A ver, en un principio, Andy Griffith, el prota del peliculote que acabo de mencionar, como yo, como mi hermana, como mi hijo, como el capullo de atrás, como tú, lo único que quiere es ser visto. Luego ya viene toda la posesión infernal del enano fascista que se crece dentro suyo. Esta ciudad, con todo, es preciosa, y es la capital mundial del culto a la individualidad. Aquí todo el mundo se desplaza de un sitio a otro como si estuviera siendo admirado por el resto de la Humanidad. Paradójicamente, es la mejor manera de pasar desapercibido. Si algo aprendí aquí es a vivir la propia individualidad con orgullo, a celebrarla. Pero si en lo más íntimo no te sientes visto, este lugar es insoportable. Con catorce años, ya tenía muy claro que tenía que buscar un lugar fuera del hogar para que me vieran, por eso decidí dejar Manhattan y volverme a Barcelona, porque allí al menos no tenía que convivir con un no-padre que no me veía. En el Raval acabé encontrando, por primera vez en mi vida, un entorno social en el que por fin sentía que se me veía. La gente, cuando no se siente vista, termina por mirarse a sí misma demasiado, para compensar. Por eso vamos como vamos, construyéndonos burbujas que reflejen nuestra imagen. 

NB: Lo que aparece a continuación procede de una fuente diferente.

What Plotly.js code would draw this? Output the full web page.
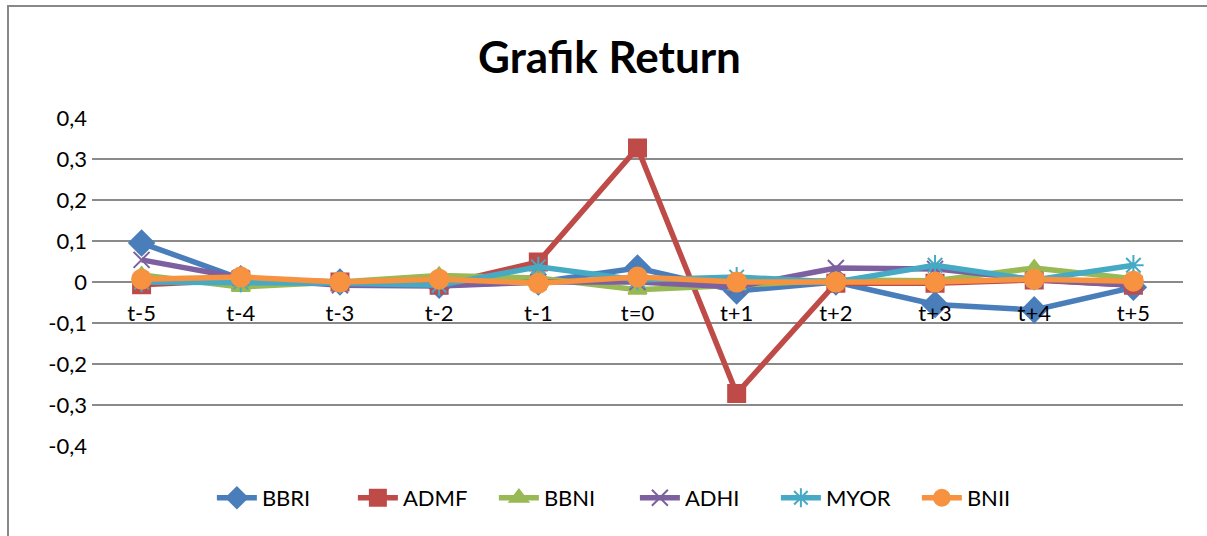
<!DOCTYPE html>
<html>
<head>
<meta charset="utf-8">
<script src="https://cdn.plot.ly/plotly-3.0.1.min.js"></script>
<style>
html,body{margin:0;padding:0;overflow:hidden;background:#fff;}
#chart{position:absolute;left:0;top:0;width:1207px;height:536px;}
#frame{position:absolute;left:7px;top:5px;width:1400px;height:700px;border:2px solid #888;pointer-events:none;}
</style>
</head>
<body>
<div id="chart"></div>
<div id="frame"></div>
<script>
const categories = ['t-5','t-4','t-3','t-2','t-1','t=0','t+1','t+2','t+3','t+4','t+5'];
const BBRI = [0.095, 0.008, 0.0, -0.008, 0.0, 0.034, -0.022, 0.0, -0.055, -0.068, -0.013];
const ADMF = [-0.007, 0.005, 0.0, -0.008, 0.049, 0.327, -0.272, -0.003, -0.003, 0.005, -0.008];
const BBNI = [0.017, -0.012, 0.0, 0.016, 0.01, -0.019, -0.008, 0.005, 0.003, 0.034, 0.008];
const ADHI = [0.054, 0.01, -0.008, -0.01, 0.0, 0.0, -0.012, 0.034, 0.032, 0.006, -0.008];
const MYOR = [0.0, 0.0, -0.003, -0.008, 0.037, 0.005, 0.012, 0.0, 0.041, 0.005, 0.041];
const BNII = [0.007, 0.012, 0.0, 0.007, -0.003, 0.012, 0.0, 0.0, 0.0, 0.007, 0.002];
const yTickVals = [0.4, 0.3, 0.2, 0.1, 0, -0.1, -0.2, -0.3, -0.4];
const yTickText = ['0,4', '0,3', '0,2', '0,1', '0', '-0,1', '-0,2', '-0,3', '-0,4'];

const seriesDefs = [
  {name:'BBRI', y:BBRI, color:'#4A7EBB', symbol:'diamond', size:19},
  {name:'ADMF', y:ADMF, color:'#BE4B48', symbol:'square', size:17},
  {name:'BBNI', y:BBNI, color:'#98B954', symbol:'triangle-up', size:16},
  {name:'ADHI', y:ADHI, color:'#7D60A0', symbol:'x-thin-open', size:16},
  {name:'MYOR', y:MYOR, color:'#46AAC5', symbol:'asterisk-open', size:17},
  {name:'BNII', y:BNII, color:'#F69240', symbol:'circle', size:19}
];

const traces = seriesDefs.map(s => ({
  type:'scatter', mode:'lines+markers', name:s.name,
  x:categories, y:s.y,
  line:{color:s.color, width:5.5},
  marker:{symbol:s.symbol, size:s.size, color:s.color, line:{color:s.color, width:2}}
}));

const layout = {
  width:1207, height:536,
  margin:{l:92, r:24, t:118, b:90},
  paper_bgcolor:'#ffffff', plot_bgcolor:'rgba(0,0,0,0)',
  font:{family:'Lato, "Open Sans", sans-serif', size:22, color:'#000'},
  title:{text:'<b>Grafik Return</b>', font:{family:'Lato, sans-serif', size:44, color:'#000'},
         xref:'container', yref:'container', x:0.505, y:0.892, xanchor:'center', yanchor:'middle'},
  showlegend:true,
  legend:{orientation:'h', xref:'container', yref:'container', x:0.526, y:0.071,
          xanchor:'center', yanchor:'middle', font:{size:22}, itemwidth:40,
          entrywidth:86, entrywidthmode:'pixels'},
  xaxis:{type:'category', anchor:'free', position:0.5, showgrid:false, zeroline:false,
         showline:false, ticks:'outside', ticklen:12, tickcolor:'rgba(0,0,0,0)',
         tickfont:{size:22}, range:[-0.5, 10.5], fixedrange:true},
  yaxis:{range:[-0.4, 0.4], tickvals:yTickVals, ticktext:yTickText, showgrid:true,
         gridcolor:'#8a8a8a', gridwidth:2, zeroline:false, showline:false, ticks:'',
         ticklabelstandoff:4, tickfont:{size:22}, fixedrange:true}
};

Plotly.newPlot('chart', traces, layout, {staticPlot:true, displayModeBar:false});
</script>
</body>
</html>
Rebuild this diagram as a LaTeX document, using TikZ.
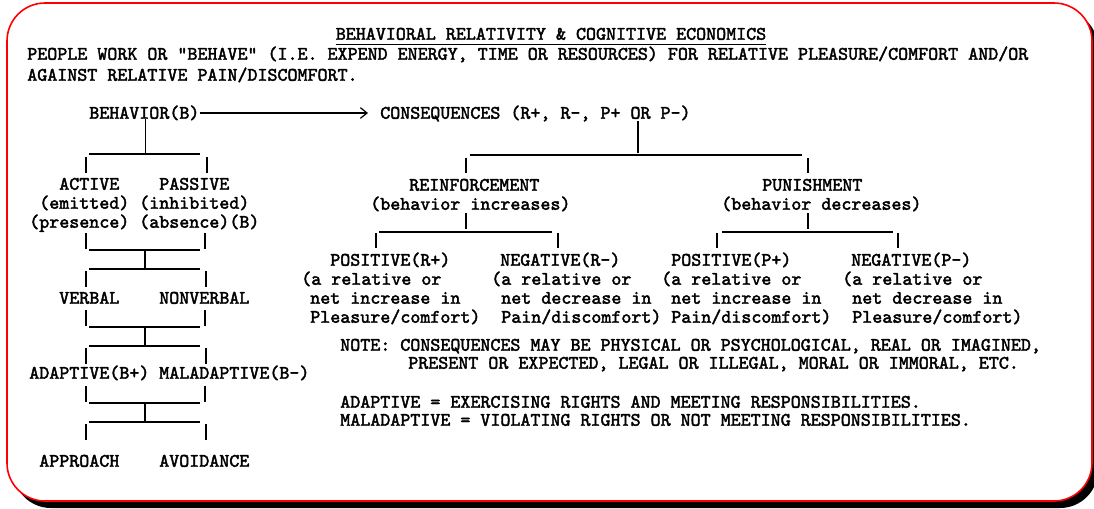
\documentclass[tikz,border=0pt]{standalone}
\usepackage{fontspec}
\setmonofont{lmmono10-regular.otf}[BoldFont=lmmono10-regular.otf, BoldFeatures={FakeBold=2.2}]
\usetikzlibrary{arrows.meta}

\tikzset{
  txt/.style={font=\fontsize{14.3}{17}\selectfont\ttfamily\bfseries, inner sep=0pt,
    text height=8.6pt, text depth=0pt, anchor=west},
  wire/.style={line width=0.9pt, black},
}

\begin{document}
\begin{tikzpicture}[x=0.75pt, y=-0.75pt]
  \useasboundingbox (0,0) rectangle (1094,508);
  \fill[black, rounded corners=28.5pt] (13,10) rectangle (1098,508);
  \draw[red, fill=white, line width=1.2pt, rounded corners=28.5pt] (7,3) rectangle (1092,501);

  % header
  \node[txt, anchor=center] (title) at (551,34) {BEHAVIORAL RELATIVITY \& COGNITIVE ECONOMICS};
  \draw[wire] ([yshift=-3.4pt]title.south west) -- ([yshift=-3.4pt]title.south east);
  \node[txt] (intro1) at (27,54) {PEOPLE WORK OR “BEHAVE” (I.E. EXPEND ENERGY, TIME OR RESOURCES) FOR RELATIVE PLEASURE/COMFORT AND/OR};
  \node[txt] (intro2) at (27,75) {AGAINST RELATIVE PAIN/DISCOMFORT.};

  \node[txt] (behav) at (89,113) {BEHAVIOR(B)};
  \node[txt] (conseq) at (380,113) {CONSEQUENCES (R+, R-, P+ OR P-)};
  \draw[wire, -{Straight Barb[length=5pt, width=8pt]}, shorten >=9pt] (behav.east) -- (conseq.west);

  % behavior side
  \node[txt] (active) at (59,184) {ACTIVE};
  \node[txt] (passive) at (159,184) {PASSIVE};
  \node[txt] (emitted) at (39,203) {(emitted)};
  \node[txt] (inhibited) at (139,203) {(inhibited)};
  \node[txt] (presence) at (29,222) {(presence)};
  \node[txt] (absence) at (139,222) {(absence)(B)};
  \node[txt] (verbal) at (59,298) {VERBAL};
  \node[txt] (nonverbal) at (159,298) {NONVERBAL};
  \node[txt] (adaptive) at (29,373) {ADAPTIVE(B+)};
  \node[txt] (maladaptive) at (159,373) {MALADAPTIVE(B-)};
  \node[txt] (approach) at (39,461) {APPROACH};
  \node[txt] (avoidance) at (159,461) {AVOIDANCE};

  \draw[wire] ([xshift=0.75pt]behav.south) -- ++(0,35);
  \draw[wire] (89,154) -- (200,154);
  \draw[wire] (86,157) -- (86,173) (207,157) -- (207,173);
  \foreach \a in {233,310,386} {
    \draw[wire] (86,\a) -- ++(0,16) (205,\a) -- ++(0,16);
    \draw[wire] (89,\a+17) -- ++(111,0);
    \draw[wire] (145,\a+17) -- ++(0,19);
    \draw[wire] (89,\a+36) -- ++(111,0);
    \draw[wire] (86,\a+38) -- ++(0,16) (206,\a+38) -- ++(0,16);
  }

  % consequence side
  \draw[wire] (638,121) -- (638,153);
  \draw[wire] (470,155) -- (802,155);
  \draw[wire] (466,158) -- (466,173) (808,158) -- (808,173);

  \node[txt] (reinf) at (409,185) {REINFORCEMENT};
  \node[txt] (reinfnote) at (370,204) {(behavior increases)};
  \node[txt] (punish) at (762,185) {PUNISHMENT};
  \node[txt] (punishnote) at (721,204) {(behavior decreases)};

  \draw[wire] (466,213) -- (466,229);
  \draw[wire] (379,232) -- (552,232);
  \draw[wire] (376,233) -- (376,248) (558,233) -- (558,248);
  \draw[wire] (808,213) -- (808,229);
  \draw[wire] (722,232) -- (893,232);
  \draw[wire] (717,233) -- (717,248) (898,233) -- (898,248);

  \node[txt] (rpos) at (330,260) {POSITIVE(R+)};
  \node[txt] (rposa) at (301,279) {(a relative or};
  \node[txt] (rposb) at (310,298) {net increase in};
  \node[txt] (rposc) at (310,317) {Pleasure/comfort)};

  \node[txt] (rneg) at (500,260) {NEGATIVE(R-)};
  \node[txt] (rnega) at (491,279) {(a relative or};
  \node[txt] (rnegb) at (501,298) {net decrease in};
  \node[txt] (rnegc) at (501,317) {Pain/discomfort)};

  \node[txt] (ppos) at (671,260) {POSITIVE(P+)};
  \node[txt] (pposa) at (661,279) {(a relative or};
  \node[txt] (pposb) at (671,298) {net increase in};
  \node[txt] (pposc) at (671,317) {Pain/discomfort)};

  \node[txt] (pneg) at (851,260) {NEGATIVE(P-)};
  \node[txt] (pnega) at (842,279) {(a relative or};
  \node[txt] (pnegb) at (852,298) {net decrease in};
  \node[txt] (pnegc) at (852,317) {Pleasure/comfort)};

  % notes
  \node[txt] (note1) at (340,345) {NOTE: CONSEQUENCES MAY BE PHYSICAL OR PSYCHOLOGICAL, REAL OR IMAGINED,};
  \node[txt] (note2) at (408,363) {PRESENT OR EXPECTED, LEGAL OR ILLEGAL, MORAL OR IMMORAL, ETC.};
  \node[txt] (def1) at (340,402) {ADAPTIVE = EXERCISING RIGHTS AND MEETING RESPONSIBILITIES.};
  \node[txt] (def2) at (340,420) {MALADAPTIVE = VIOLATING RIGHTS OR NOT MEETING RESPONSIBILITIES.};
\end{tikzpicture}
\end{document}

Por eso recupero este blog, porque sé que un blog, en 2024, no lo va a mirar ni el tato. Pocos actos de libertad com el de escribir para nadie. Escribo más que nunca, ultimamente, pero escribo para ganarme la vida, con el objetivo de construir relatos accesibles y universales (desde mi honestidad más esencial, qué coño, que una cosa no quita la otra) que provoquen emociones y abran puertas de reflexión a un público potencial. O escribo en mi diario páginas de un cuaderno de bitácora sin ninguna intención estética (y mi deforme caligrafía es prueba de ello). Pero escribir como el que canta al aire, buscando la belleza de las palabras, con la intención de seducir a la nada, sin la necesidad de llegar, de interpelar, solo para gozar, eso es algo que echaba de menos. La idea es comprometerme a escribir una entrada por semana. En principio publicarla los jueves. Hoy es jueves (en NY, en Europa es viernes ya, lucky you). Y hoy empiezo mi disciplina semanal con esta entrada.

Mi cicerone Eugene me lleva la iglesia de Times Square, donde en el teatro, por la noche, una performer transexual con alas negras es. Poca cosa más de lo que hace tiene interés, pero su presencia, su estar, ya es suficientemente interesante como para observarla durante media hora. Después de ella, un grupo de latinoamericanos homenajean a Eduardo Galeano y sus Espejos paseando por la sala con la cara pegada a un espejo: Una imagen perfecta, anque no sé si voluntaria, de este culto a la individualidad que podría ser la verdadera religión secreta de Manhattan. 


Cuando el espectáculo termina, Eugene y yo nos colamos en la Iglesia, vacía, nocturna, a oscuras. Son solo unos segundos, entre las sombras. Y ahí algo se relaja, pudiera ser que cuando el templo descansa es cuando más cerca está de aparecer lo sagrado.